Are you REALLY listening?

Our desire to react, reduces our ability to add value and create.

My wife consistently tells me that I don’t listen. I recently had a hearing test which confirmed this fact. When I sat in the chair for the test, I mentioned to the Doctor that my wife recons I have bad hearing. She laughed and said that 99% of men that sit in that chair say the same thing.

Turns out my hearing is fine. I recon yours is too. We are most of us just bad at listening. And that is where we can get confused: because listening and hearing are very different.

The stats on listening are shocking. We really are bad at it. Which makes sense given that only 2% of the population are taught how to listen.

Our recall is shocking too. We only remember 50% of a discussion immediately after it took place. That drops to 20% within 24 hours.
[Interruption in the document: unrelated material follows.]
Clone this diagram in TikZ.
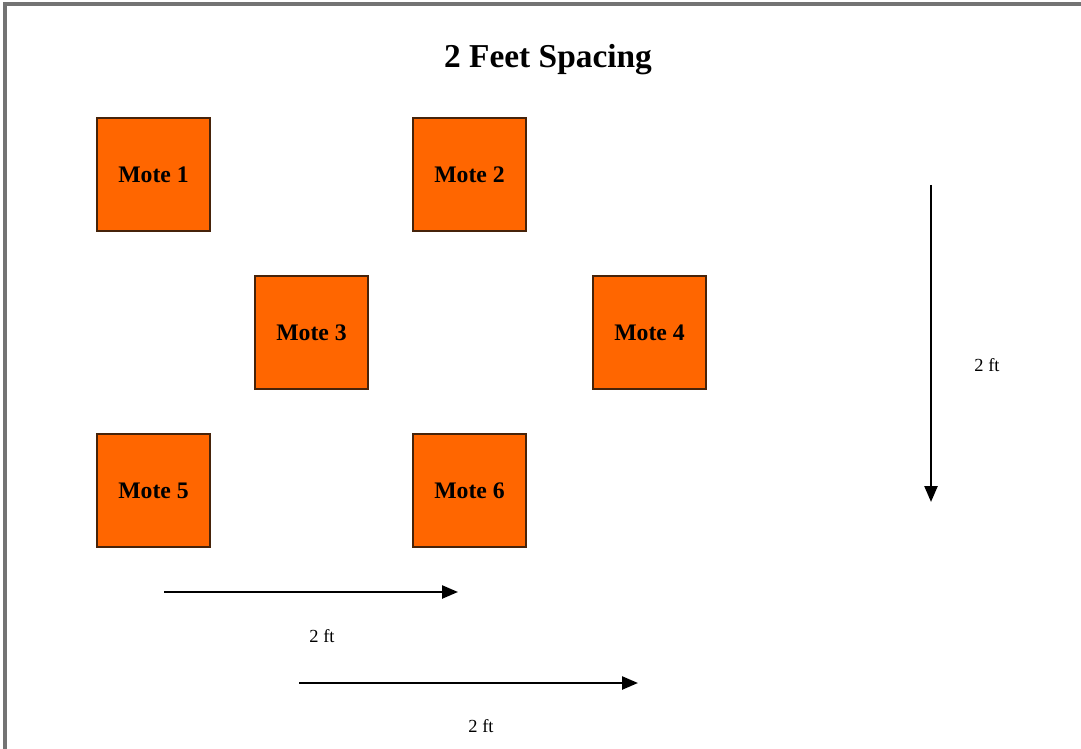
\documentclass[tikz,border=0pt]{standalone}
\usepackage{fontspec}
\setmainfont{Liberation Serif}
\usetikzlibrary{arrows.meta}
\definecolor{moteorange}{RGB}{255,102,0}
\definecolor{moteedge}{RGB}{70,35,10}
\tikzset{
  mote/.style={draw=moteedge, line width=0.8pt, fill=moteorange,
    minimum size=2.26cm, inner sep=0pt,
    font=\bfseries\fontsize{13.5}{16}\selectfont},
  spacing/.style={line width=1.4pt, -{Triangle[length=0.32cm,width=0.26cm]}},
  ftlabel/.style={font=\fontsize{10.5}{12}\selectfont},
}

\begin{document}
\begin{tikzpicture}[x=0.02cm,y=-0.02cm]
  \useasboundingbox (0,0) rectangle (1081,749);
  \draw[gray!90!black, line width=1.8pt] (5,749) -- (5,4) -- (1081,4);
  \node[font=\bfseries\fontsize{19}{23}\selectfont] (title) at (548,60) {2 Feet Spacing};
  \foreach \n/\x/\y in {1/153.5/174.5, 2/469.5/174.5, 3/311.5/332.5,
                        4/649.5/332.5, 5/153.5/490.5, 6/469.5/490.5}{%
      \node[mote] (mote\n) at (\x,\y) {Mote \n};
  }
  \path[coordinate] (931,185) coordinate(vtop)
              ++(0,317) coordinate(vbottom);
  \path[coordinate] (164,592) coordinate(hstart)
              ++(294,0) coordinate(hend);
  \path[coordinate] (299,683) coordinate(lstart)
              ++(339,0) coordinate(lend);
  \draw[spacing] (vtop) -- (vbottom);
  \draw[spacing] (hstart) -- (hend);
  \draw[spacing] (lstart) -- (lend);
  \node[ftlabel] (vlabel) at (987,365) {2 ft};
  \node[ftlabel] (hlabel) at (322,636) {2 ft};
  \node[ftlabel] (llabel) at (481,726) {2 ft};
\end{tikzpicture}
\end{document}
I mentioned these stats in a keynote to leaders last week and they seemed very surprised, so I thought I would share them with you.

Why so hard?

Partly to blame for our lack of recall is the fact that we are not really listening.

Usually in our conversations we are waiting to respond. Waiting for the other person to finish so that we can jump in with our version, our answer. We make it about us, rather than them.

It’s mainly because we hear faster than we can speak. So we react rather than consider and digest what is being said or inferred. And this causes problems and conflicts rather than alignment and value. We end up on different pages, rather than united. And if we don’t listen then we lose trust and can fail.

Layers

To significantly improve our listening we need to change the way we think about listening itself.

It’s not transactional, it's ongoing.

It is not flat, its layered.

Going beyond active listening means we recognise that the current conversation is important (leaning in), but that proactively planning the ongoing dialogue we have will bring even greater impact.

Try this framework and see how it improves the quality of your questions, dialogue and relationships.

CONTENT: what words and expressions are you hearing (said, unsaid)
INTENT: seek to understand the other persons needs
CONTEXT: bring meaning and value from a wider perspective, your ongoing dialogue.

Richer

When I started using this framework I recognised almost immediately how much deeper my connection to conversations become. I was able to bring more meaning and add more value to discussions and remembered more about the styles and needs of my peers and team.